Hanlon's reaction: "You don't use those words post September 11th – evil… terrorist, jihad, jihad, terrorism -- without it having an effect on the general population… What that does is deny these people a right to a fair trial, 'cause they're no longer seen as people charged with murder. They're seen as evil terrorists."
Before their arrests for Myrna Opsahl's murder, all the old radicals had been living routine middle-class lives. Bill Harris was a private investigator with a new wife and two kids, and ex-wife Emily, a computer consultant after working at the Disney Channel. Even Patty Hearst is a Connecticut matron with two daughters of her own.
Says Linda Deutsch, "Patty Hearst became the parents she repudiated. Now she's as far from the urban guerrilla as you could imagine. So, in the end, everyone became what they thought they would not."

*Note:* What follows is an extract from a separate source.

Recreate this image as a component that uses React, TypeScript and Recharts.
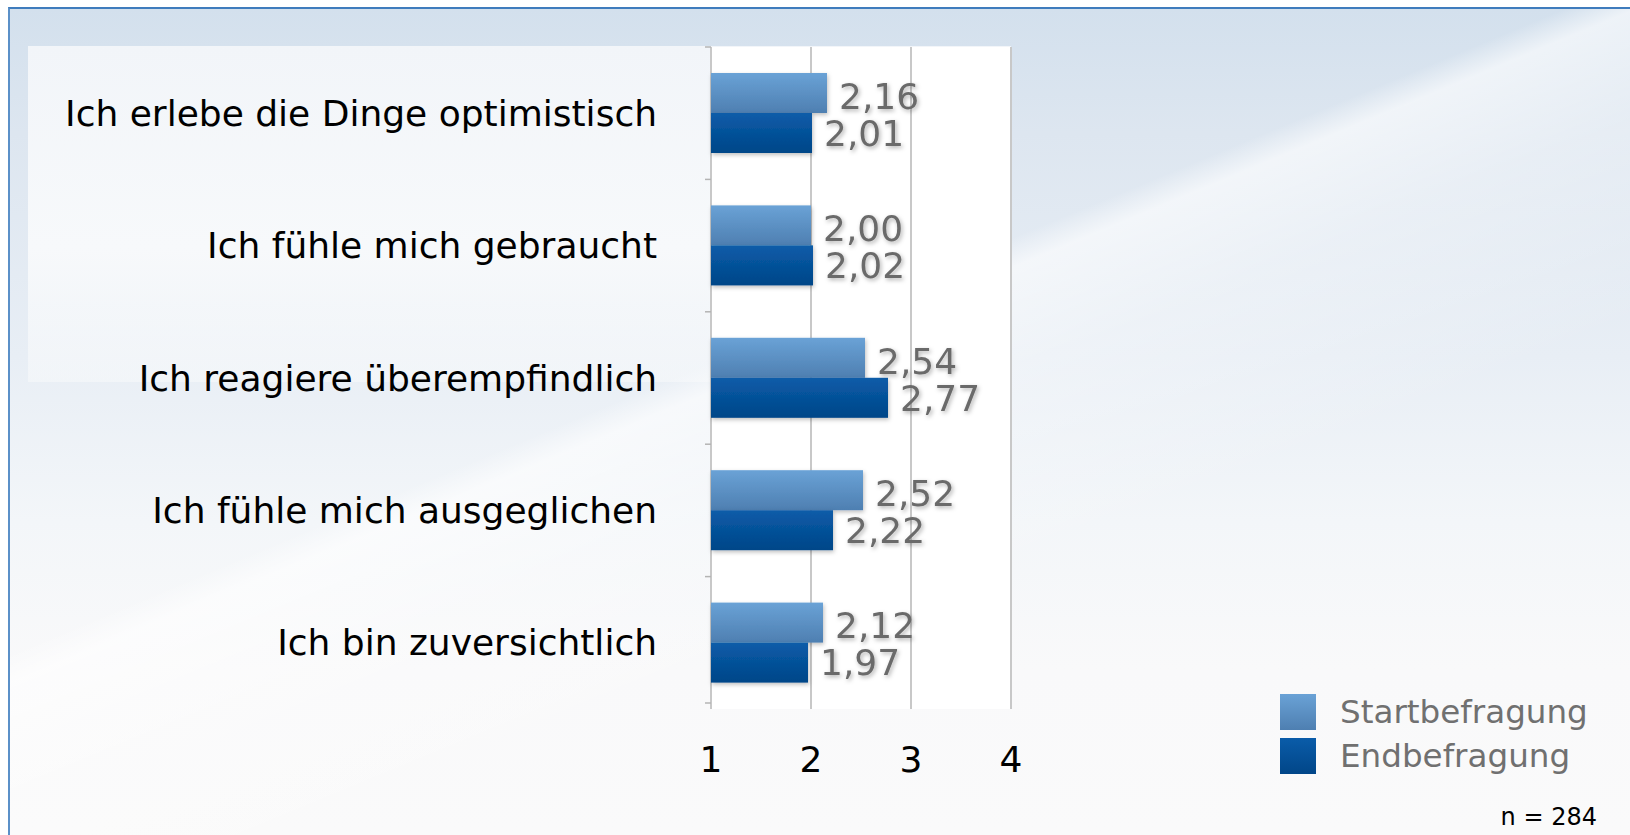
import React from "react";
import { BarChart, Bar, XAxis, YAxis, CartesianGrid, LabelList } from "recharts";

const categories = [
  "Ich erlebe die Dinge optimistisch",
  "Ich fühle mich gebraucht",
  "Ich reagiere überempfindlich",
  "Ich fühle mich ausgeglichen",
  "Ich bin zuversichtlich",
];
const startValues = [2.16, 2.0, 2.54, 2.52, 2.12];
const endValues = [2.01, 2.02, 2.77, 2.22, 1.97];
const xTicks = [1, 2, 3, 4];
const seriesNames = ["Startbefragung", "Endbefragung"];
const sampleNote = "n = 284";

const data = categories.map((c, i) => ({
  name: c,
  start: startValues[i],
  end: endValues[i],
}));

const FONT = "'DejaVu Sans', 'Noto Sans', sans-serif";
const fmt = (v: any) => Number(v).toFixed(2).replace(".", ",");
const TICK_SIZE = 6;
const TICK_MARGIN = 48;

const makeShape = (grad: string) => (p: any) => (
  <rect
    x={p.x}
    y={p.y}
    width={Math.max(0, p.width)}
    height={p.height}
    fill={`url(#${grad})`}
    filter="url(#barShadow)"
  />
);

const CategoryTick = (props: any) => {
  const { x, y, payload } = props;
  const axisX = x + TICK_SIZE + TICK_MARGIN;
  const half = payload && payload.offset ? payload.offset : 0;
  const isLast = payload && payload.index === categories.length - 1;
  return (
    <g>
      <line x1={axisX - 6} x2={axisX} y1={y - half} y2={y - half} stroke="#b4b4b4" strokeWidth={1.5} />
      {isLast && (
        <line x1={axisX - 6} x2={axisX} y1={y + half - 6} y2={y + half - 6} stroke="#b4b4b4" strokeWidth={1.5} />
      )}
      <text
        x={x}
        y={y}
        textAnchor="end"
        dominantBaseline="central"
        fontSize={36}
        fill="#000"
        fontFamily={FONT}
      >
        {payload.value}
      </text>
    </g>
  );
};

export default function App() {
  return (
    <div
      style={{
        position: "absolute",
        left: 0,
        top: 0,
        width: 1630,
        height: 835,
        background: "#ffffff",
        overflow: "hidden",
        fontFamily: FONT,
      }}
    >
      <div
        style={{
          position: "absolute",
          left: 8,
          top: 7,
          width: 1622,
          height: 828,
          borderLeft: "2px solid #5b90c8",
          borderTop: "2px solid #3f7cbd",
          boxSizing: "border-box",
          background:
            "linear-gradient(157.5deg, rgba(255,255,255,0) 0%, rgba(255,255,255,0) 43%, rgba(255,255,255,0.6) 45%, rgba(255,255,255,0.3) 52%, rgba(255,255,255,0) 66%), linear-gradient(to bottom, #d3e0ed 0%, #dde6f0 15%, #e8eef5 42%, #f3f6f9 62%, #f9f9fa 80%, #fafafa 100%)",
        }}
      />
      <div
        style={{
          position: "absolute",
          left: 28,
          top: 46,
          width: 983,
          height: 336,
          background: "linear-gradient(to bottom, #f2f5f9 0%, #f7f9fb 60%, rgba(250,251,252,0.5) 100%)",
        }}
      />
      <div style={{ position: "absolute", left: 0, top: 0 }}>
        <BarChart
          width={1630}
          height={835}
          data={data}
          layout="vertical"
          margin={{ top: 47, right: 619, bottom: 0, left: 0 }}
          barGap={0}
        >
          <defs>
            <linearGradient id="gStart" x1="0" y1="0" x2="0" y2="1">
              <stop offset="0%" stopColor="#6aa2d6" />
              <stop offset="100%" stopColor="#4e7fb1" />
            </linearGradient>
            <linearGradient id="gEnd" x1="0" y1="0" x2="0" y2="1">
              <stop offset="0%" stopColor="#0a5ca9" />
              <stop offset="100%" stopColor="#014688" />
            </linearGradient>
            <filter id="barShadow" x="-10%" y="-20%" width="130%" height="160%">
              <feDropShadow dx="1" dy="2" stdDeviation="2" floodColor="#000" floodOpacity="0.25" />
            </filter>
            <filter id="txtShadow" x="-20%" y="-30%" width="150%" height="170%">
              <feDropShadow dx="1.5" dy="2" stdDeviation="2" floodColor="#000" floodOpacity="0.3" />
            </filter>
          </defs>
          <CartesianGrid
            horizontal={false}
            vertical={true}
            fill="#ffffff"
            stroke="#c8c8c8"
            strokeWidth={2}
          />
          <XAxis
            type="number"
            domain={[1, 4]}
            ticks={xTicks}
            height={126}
            axisLine={false}
            tickLine={false}
            tickMargin={31}
            tick={{ fontSize: 36, fill: "#000", fontFamily: FONT }}
            interval={0}
          />
          <YAxis
            type="category"
            dataKey="name"
            width={711}
            axisLine={false}
            tickLine={false}
            tickSize={TICK_SIZE}
            tickMargin={TICK_MARGIN}
            tick={<CategoryTick />}
            interval={0}
          />
          <Bar
            dataKey="start"
            name={seriesNames[0]}
            barSize={40}
            isAnimationActive={false}
            shape={makeShape("gStart")}
          >
            <LabelList
              dataKey="start"
              position="right"
              offset={12}
              dy={3}
              formatter={fmt}
              fill="#6b6b6b"
              fontSize={36}
              fontFamily={FONT}
              filter="url(#txtShadow)"
            />
          </Bar>
          <Bar
            dataKey="end"
            name={seriesNames[1]}
            barSize={40}
            isAnimationActive={false}
            shape={makeShape("gEnd")}
          >
            <LabelList
              dataKey="end"
              position="right"
              offset={12}
              formatter={fmt}
              fill="#6b6b6b"
              fontSize={36}
              fontFamily={FONT}
              filter="url(#txtShadow)"
            />
          </Bar>
        </BarChart>
      </div>
      <div style={{ position: "absolute", left: 1280, top: 692 }}>
        {seriesNames.map((n, i) => (
          <div
            key={n}
            style={{ display: "flex", alignItems: "center", height: 40, marginBottom: 4 }}
          >
            <div
              style={{
                width: 36,
                height: 36,
                background:
                  i === 0
                    ? "linear-gradient(to bottom, #6aa2d6, #4e7fb1)"
                    : "linear-gradient(to bottom, #0a5ca9, #014688)",
              }}
            />
            <span
              style={{
                marginLeft: 24,
                fontSize: 32.6,
                color: "#707070",
                lineHeight: "36px",
                fontFamily: FONT,
              }}
            >
              {n}
            </span>
          </div>
        ))}
      </div>
      <div
        style={{
          position: "absolute",
          right: 33,
          top: 802,
          fontSize: 24,
          color: "#000",
          lineHeight: "30px",
          fontFamily: FONT,
        }}
      >
        {sampleNote}
      </div>
    </div>
  );
}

Says attorney Hanlon, "You have families, you grow older, you get more mature, and you have a lot. There's no more black and whites; the grays take over in life. And that happened to them. It happened to Emily. It happened to Bill. You know, it happens to all of us."
And what of the old SLA? It changed some lives forever, some in terrible ways. But it never became the instrument of lasting change that its few, radical believers envisioned.
According to sociologist Todd Gitlin: "Marx wrote that, 'History repeats itself, first as tragedy, then as farce.' The tragedy was the demise of the 'new left' into a collection of political sects who made no sense. The farce was that here was this small cult mouthing the words, like lip syncing revolutionary rhetoric."
A reporter once asked Bill Harris: "What did you accomplish?"
"Nothing," he replied. "Mainly, what we accomplished is, we got ourselves into jail."
And now the stage is being set again…for the last act.